* What needs to be done: Extract, exactly as written, each line from the start of the records below to the line containing "section_of_row = [0, 1, 1, 1, 1, 1, 1]", both ends included; drop the pictures.

Dataset rows:
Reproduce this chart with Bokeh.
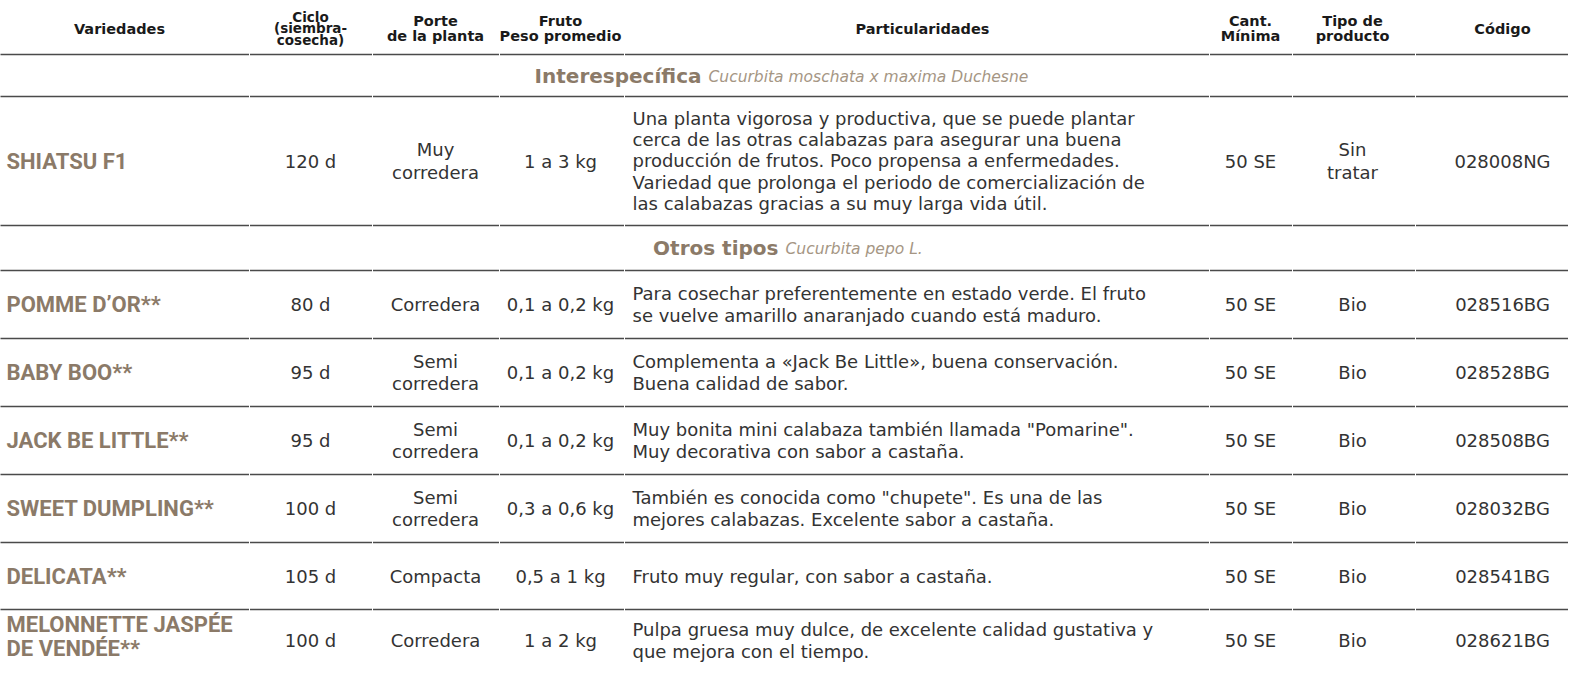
from bokeh.plotting import figure
from bokeh.models import Range1d
from bokeh.core.properties import value
from bokeh.embed import file_html
from bokeh.resources import INLINE

# ---------------- data ----------------
header_labels = ["Variedades", "Ciclo\n(siembra-\ncosecha)", "Porte\nde la planta",
                 "Fruto\nPeso promedio", "Particularidades", "Cant.\nMínima",
                 "Tipo de\nproducto", "Código"]

section_titles = ["Interespecífica", "Otros tipos"]
section_species = ["Cucurbita moschata x maxima Duchesne", "Cucurbita pepo L."]
section_of_row = [0, 1, 1, 1, 1, 1, 1]

varieties = ["SHIATSU F1", "POMME D’OR", "BABY BOO", "JACK BE LITTLE",
             "SWEET DUMPLING", "DELICATA", "MELONNETTE JASPÉE\nDE VENDÉE"]
marks = ["", "**", "**", "**", "**", "**", "**"]
ciclo = ["120 d", "80 d", "95 d", "95 d", "100 d", "105 d", "100 d"]
porte = ["Muy\ncorredera", "Corredera", "Semi\ncorredera", "Semi\ncorredera",
         "Semi\ncorredera", "Compacta", "Corredera"]
fruto = ["1 a 3 kg", "0,1 a 0,2 kg", "0,1 a 0,2 kg", "0,1 a 0,2 kg",
         "0,3 a 0,6 kg", "0,5 a 1 kg", "1 a 2 kg"]
particularidades = [
    "Una planta vigorosa y productiva, que se puede plantar\n"
    "cerca de las otras calabazas para asegurar una buena\n"
    "producción de frutos. Poco propensa a enfermedades.\n"
    "Variedad que prolonga el periodo de comercialización de\n"
    "las calabazas gracias a su muy larga vida útil.",
    "Para cosechar preferentemente en estado verde. El fruto\n"
    "se vuelve amarillo anaranjado cuando está maduro.",
    "Complementa a «Jack Be Little», buena conservación.\n"
    "Buena calidad de sabor.",
    "Muy bonita mini calabaza también llamada \"Pomarine\".\n"
    "Muy decorativa con sabor a castaña.",
    "También es conocida como \"chupete\". Es una de las\n"
    "mejores calabazas. Excelente sabor a castaña.",
    "Fruto muy regular, con sabor a castaña.",
    "Pulpa gruesa muy dulce, de excelente calidad gustativa y\n"
    "que mejora con el tiempo.",
]
cantidad = ["50 SE", "50 SE", "50 SE", "50 SE", "50 SE", "50 SE", "50 SE"]
tipo = ["Sin\ntratar", "Bio", "Bio", "Bio", "Bio", "Bio", "Bio"]
codigo = ["028008NG", "028516BG", "028528BG", "028508BG", "028032BG",
          "028541BG", "028621BG"]

# ---------------- layout (page pixels) ----------------
W, H = 1584, 678
col_bounds = [0, 257, 380, 507, 632, 1217, 1300, 1423, 1584]
col_centers = [127, 318, 443, 568, 930, 1258, 1360, 1510]
name_x = 14
part_x = 640
section_joins = [712, 789]
header_bottom = 62
band_heights = [42, 45]
row_heights = [129, 68, 68, 68, 68, 67, 62]

INK = "#333333"
HEAD = "#1a1a1a"
TAUPE = "#8b7a68"
TAUPE_LIGHT = "#a59684"
RULE = "#4a4a4a"

BODY_FONT = "DejaVu Sans"
NAME_FONT = "Roboto"
BODY = 18

p = figure(width=W - 16, height=H - 16, output_backend="svg", toolbar_location=None,
           x_range=Range1d(8, W - 8), y_range=Range1d(H - 8, 8),
           min_border=0, outline_line_color=None, background_fill_color="white")
p.axis.visible = False
p.grid.visible = False


def rule(y):
    x0 = [b + 0.5 for b in col_bounds[:-1]]
    x1 = [b - 0.5 for b in col_bounds[1:]]
    p.segment(x0=x0, x1=x1, y0=[y] * len(x0), y1=[y] * len(x0),
              line_color=RULE, line_width=1.6)


def txt(x, y, t, size, color=INK, font=BODY_FONT, style="normal", align="center",
        baseline="middle", lh=1.0):
    p.text(x=[x], y=[y], text=[t], text_font=value(font), text_font_size=f"{size}px",
           text_color=color, text_font_style=style, text_align=align,
           text_baseline=baseline, text_line_height=lh)


# header
for lbl, cx in zip(header_labels, col_centers):
    n = lbl.count("\n") + 1
    size = 13.5 if n == 3 else 14.5
    lh = 0.74 if n == 3 else 0.95
    txt(cx, 36, lbl, size, HEAD, BODY_FONT, "bold", lh=lh)
rule(header_bottom)

y = header_bottom
prev_section = None
for i in range(len(varieties)):
    sec = section_of_row[i]
    if sec != prev_section:
        bh = band_heights[sec]
        cy = y + bh / 2
        jx = section_joins[sec]
        txt(jx - 3, cy, section_titles[sec], 20, TAUPE, BODY_FONT, "bold", align="right")
        txt(jx + 4, cy + 1, section_species[sec], 15.5, TAUPE_LIGHT, BODY_FONT,
            "italic", align="left")
        y += bh
        rule(y)
        prev_section = sec
    rh = row_heights[i]
    cy = y + rh / 2
    name_lines = varieties[i].count("\n") + 1
    name_y = cy - 4 if name_lines > 1 else cy
    txt(name_x, name_y, varieties[i] + marks[i], 22, TAUPE, NAME_FONT, "bold",
        align="left", lh=0.95)
    txt(col_centers[1], cy, ciclo[i], BODY)
    txt(col_centers[2], cy, porte[i], BODY, lh=1.05)
    txt(col_centers[3], cy, fruto[i], BODY)
    txt(part_x, cy, particularidades[i], BODY, align="left", lh=1.02)
    txt(col_centers[5], cy, cantidad[i], BODY)
    txt(col_centers[6], cy, tipo[i], BODY, lh=1.05)
    txt(col_centers[7], cy, codigo[i], BODY)
    y += rh
    if i < len(varieties) - 1:
        rule(y)

open("out.html", "w").write(file_html(p, INLINE))
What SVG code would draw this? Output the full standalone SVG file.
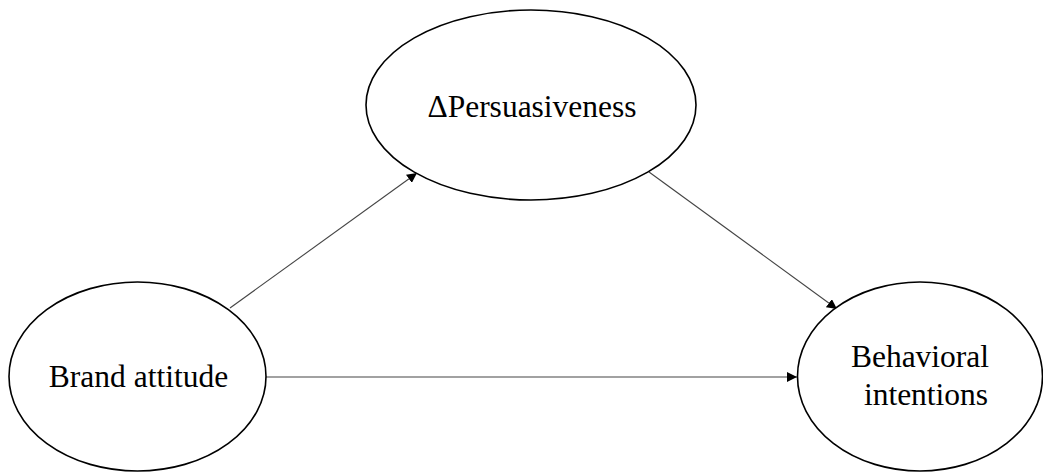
<svg xmlns="http://www.w3.org/2000/svg" width="1043" height="473" viewBox="0 0 1043 473">
<style>
.node{fill:#fff;stroke:#000;stroke-width:1.6}
.lbl{font-family:"Liberation Serif","Times New Roman",serif;font-size:31.5px;fill:#000;text-anchor:middle}
.edge{stroke:#444;stroke-width:1.1;fill:none;marker-end:url(#ah)}
</style>
<defs>
<marker id="ah" viewBox="0 0 10 10" refX="10" refY="5" markerWidth="10" markerHeight="10" markerUnits="userSpaceOnUse" orient="auto">
<path d="M0,0 L10,5 L0,10 Z" fill="#000"/>
</marker>
</defs>
<g id="connectors">
<line class="edge" x1="230" y1="308" x2="417" y2="173"/>
<line class="edge" x1="649" y1="172" x2="837" y2="309"/>
<line class="edge" x1="266" y1="377" x2="797" y2="377"/>
</g>
<g id="persuasiveness">
<ellipse class="node" cx="531" cy="105" rx="165" ry="95"/>
<text class="lbl" x="532" y="117">ΔPersuasiveness</text>
</g>
<g id="brand-attitude">
<ellipse class="node" cx="137.5" cy="376.5" rx="128.5" ry="94.5"/>
<text class="lbl" x="138.5" y="387">Brand attitude</text>
</g>
<g id="behavioral-intentions">
<ellipse class="node" cx="920" cy="376.5" rx="122.5" ry="94.5"/>
<text class="lbl" x="920" y="367">Behavioral</text>
<text class="lbl" x="926" y="405">intentions</text>
</g>
</svg>
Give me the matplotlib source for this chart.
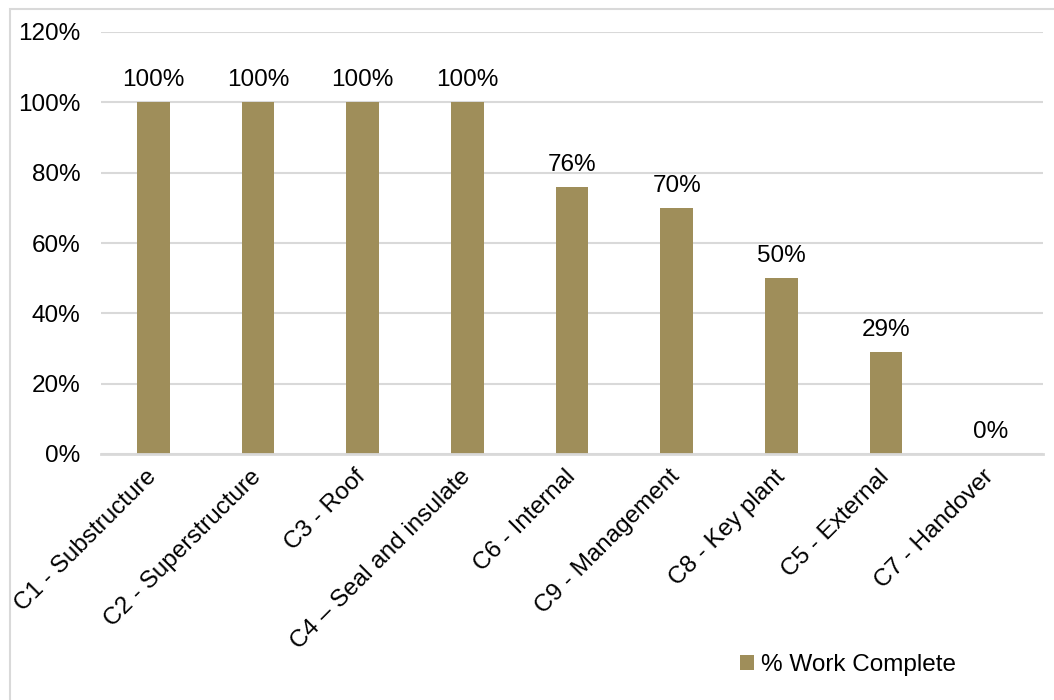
import matplotlib
matplotlib.use("Agg")
import matplotlib.pyplot as plt
from matplotlib.patches import Rectangle
from matplotlib.ticker import FuncFormatter, MultipleLocator

plt.rcParams['font.family'] = ['Liberation Sans', 'DejaVu Sans']

categories = ["C1 - Substructure", "C2 - Superstructure", "C3 - Roof",
              "C4 \u2013 Seal and insulate", "C6 - Internal", "C9 - Management",
              "C8 - Key plant", "C5 - External", "C7 - Handover"]
work_complete = [100, 100, 100, 100, 76, 70, 50, 29, 0]
series_name = "% Work Complete"

bar_color = "#9F8E5A"
grid_color = "#D9D9D9"
fs = 17.5

fig = plt.figure(figsize=(10.54, 7.0), dpi=100)
ax = fig.add_axes([101 / 1054, 1 - 454 / 700, 942 / 1054, 422 / 700])

x = range(len(categories))
bars = ax.bar(x, work_complete, width=0.31, color=bar_color, label=series_name, zorder=3)

for xi, v in zip(x, work_complete):
    ax.annotate(f"{v}%", (xi, v), xytext=(0, 8), textcoords="offset points",
                ha="center", va="bottom", fontsize=fs, color="#000000")

ax.set_xlim(-0.5, len(categories) - 0.5)
ax.set_ylim(0, 120)
ax.yaxis.set_major_locator(MultipleLocator(20))
ax.yaxis.set_major_formatter(FuncFormatter(lambda v, _: f"{v:.0f}%"))
ax.grid(axis="y", color=grid_color, linewidth=1.5, zorder=0)
ax.set_axisbelow(True)
for s in ["top", "right", "left"]:
    ax.spines[s].set_visible(False)
ax.spines["bottom"].set_color(grid_color)
ax.spines["bottom"].set_linewidth(2)
ax.spines["bottom"].set_zorder(4)

ax.tick_params(axis="y", length=0, pad=15, labelsize=fs)
ax.tick_params(axis="x", length=0, pad=14, labelsize=fs)
ax.set_xticks(list(x))
ax.set_xticklabels(categories, rotation=45, ha="right", va="center",
                   rotation_mode="anchor")

leg = fig.legend(handles=[bars], labels=[series_name], loc="center",
                 bbox_to_anchor=(848 / 1054, 1 - 665 / 700), frameon=False,
                 fontsize=fs, handlelength=0.6, handleheight=0.6, handletextpad=0.3)

# light frame around the chart area
fig.patches.append(Rectangle((9.5 / 1054, -0.05), 1.1, 1 - 8.5 / 700 + 0.05,
                             transform=fig.transFigure, fill=False,
                             edgecolor=grid_color, linewidth=1.5))

fig.savefig("out.png", dpi=100)
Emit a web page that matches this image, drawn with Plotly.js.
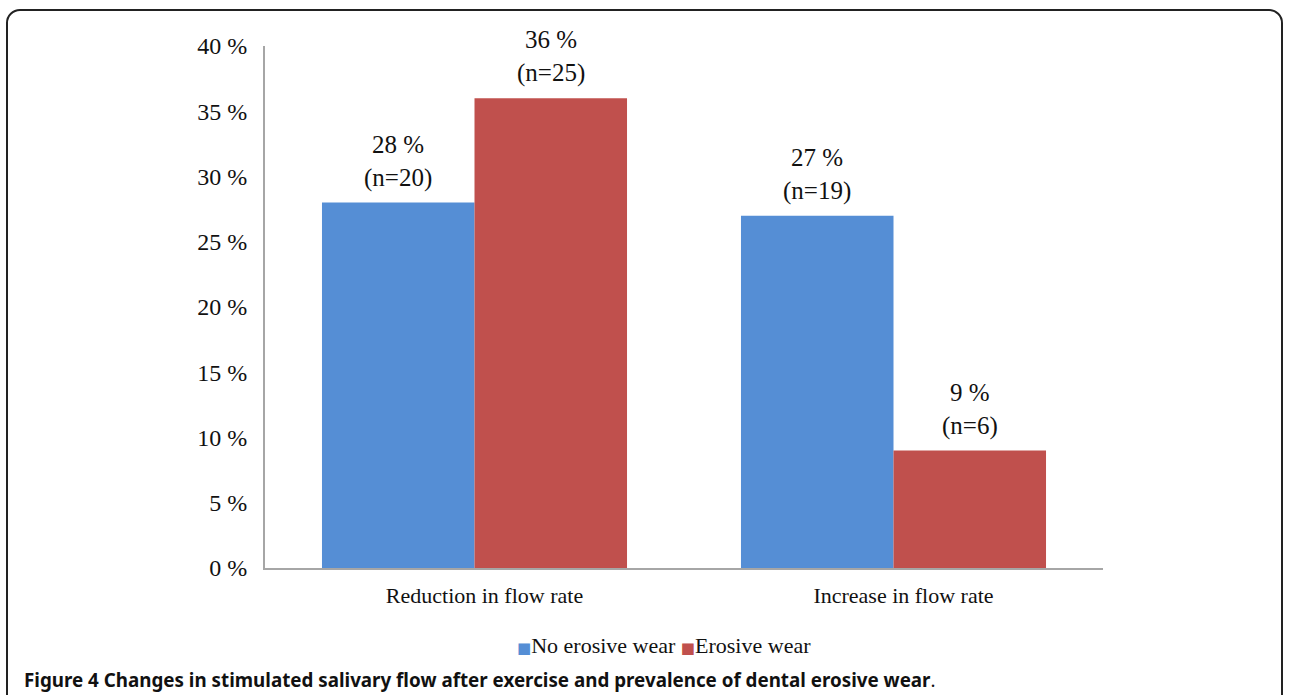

* Exercise output:
Reproduce this chart with Bokeh.
from bokeh.plotting import figure
from bokeh.models import Range1d
from bokeh.core.properties import value
from bokeh.embed import file_html
from bokeh.resources import INLINE

# ---------------- data ----------------
header_labels = ["Variedades", "Ciclo\n(siembra-\ncosecha)", "Porte\nde la planta",
                 "Fruto\nPeso promedio", "Particularidades", "Cant.\nMínima",
                 "Tipo de\nproducto", "Código"]

section_titles = ["Interespecífica", "Otros tipos"]
section_species = ["Cucurbita moschata x maxima Duchesne", "Cucurbita pepo L."]
section_of_row = [0, 1, 1, 1, 1, 1, 1]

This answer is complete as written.